City planning staff presented the sixth and final study session on Covina’s comprehensive zoning code update at the Planning Commission meeting on March 10, 2026, outlining revisions to existing sections and several new specific-use regulations.

Staff said the update reviews roughly 14 chapters and includes changes to readability and organization as well as substantive revisions in six areas, including adult-oriented businesses, hotels and motels, service stations, trailer/mobile-home parks and temporary uses. Staff also described four new sections: massage facilities, gated-community design regulations, a public-convenience-and-necessity finding codification, and a reserved section for short-term rentals while those rules are finalized.

“This is our last study session,” a planning staff presenter said, noting the drafts remain under refinement and review by the city attorney and that the city will proceed with a city council study session and subsequent public hearings before adoption. Staff identified Ms. Nancy Fong and Ms. Chantal Power as presenters for the zoning-code materials.

On specific-use details, planners said they added development-standard matrices for hotels and trailer parks, clarified which temporary uses require an administrative use permit, and established an administrative-use-permit process for accessory massage services limited to no more than 30 percent of the primary floor area and requiring compliance with Municipal Code chapter 5.36. The short-term rental rules are being handled in a separate adoption process and were reserved in the current draft.

Staff also described a new gated-community design section developed with public works and the Transportation and Mobility Technical Committee to address traffic and public-safety concerns for gated entries. The new standards include a standard drawing and stacking/turnaround expectations intended to prevent vehicles from backing up into main streets.

Commissioners asked whether the standards would address existing communities with gates installed without permits. Staff said some illegal gates have been removed by code enforcement; in many retrofit situations, the original project was not designed to accommodate gates and therefore may not be able to meet the new standards without redesign. “If they really want to have [a gated community], they need to design it that way,” staff said.

Commissioners and staff also discussed outreach and adoption strategy.
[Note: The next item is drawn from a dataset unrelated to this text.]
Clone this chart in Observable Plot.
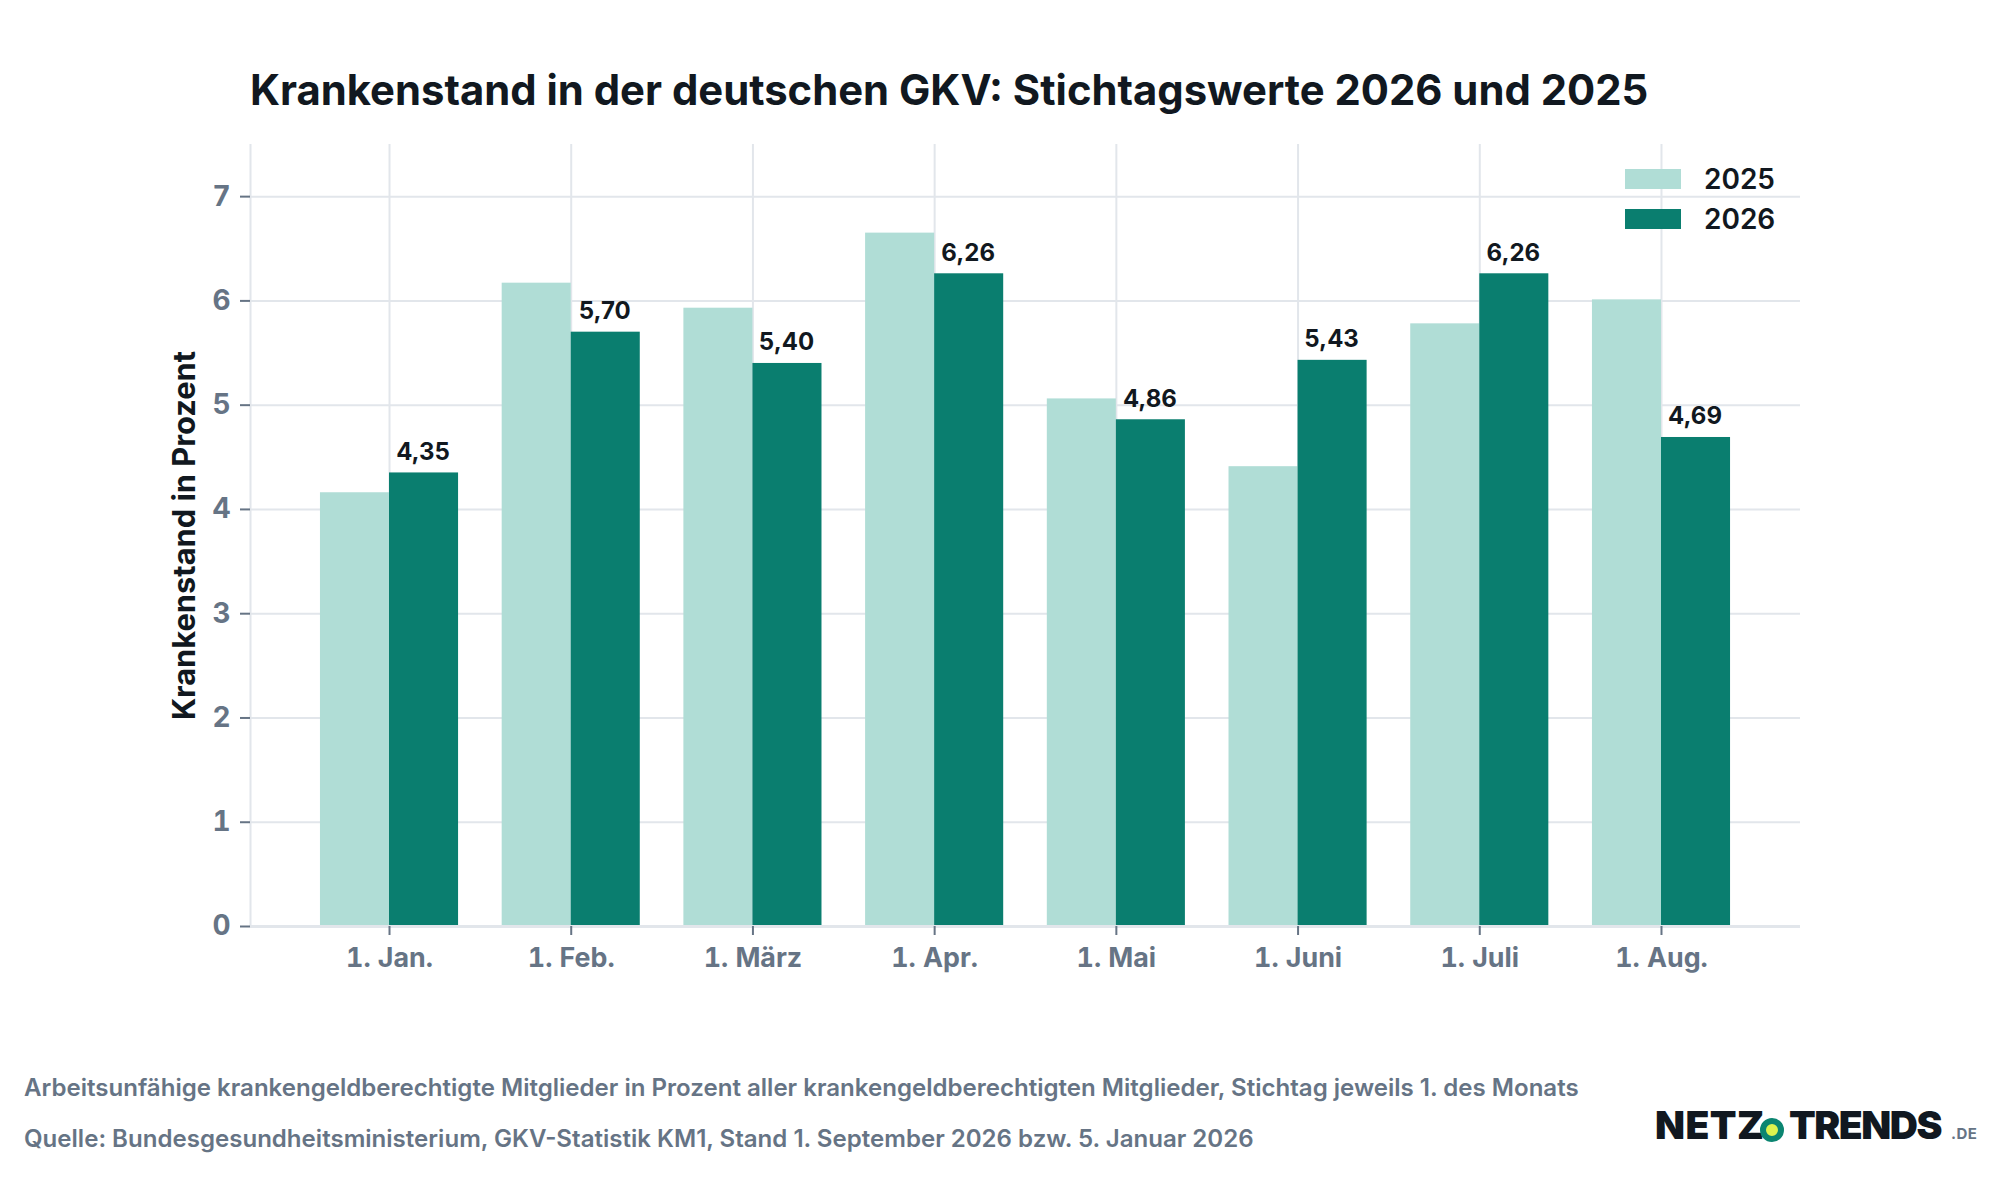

Staff said all draft chapters have been posted to the city’s website and that the outreach plan includes posting a social-media flyer with a QR code, contacting the Covina Chamber of Commerce, and holding a City Council study session followed by Plan Commission and City Council public hearings. Staff noted that, because chapters cross-reference one another, the city expects to adopt the code as one consolidated document, with the possibility of minor cleanups after adoption.

Staff recommended the Planning Commission open the public meeting, receive and close public comments on the draft chapters, provide input to staff, and direct staff to proceed with the code amendment through the public-hearing process and related zone changes. The commission did not take a formal vote on adoption at the March 10 meeting; the next procedural step is the City Council study session and then the statutory public-hearing process.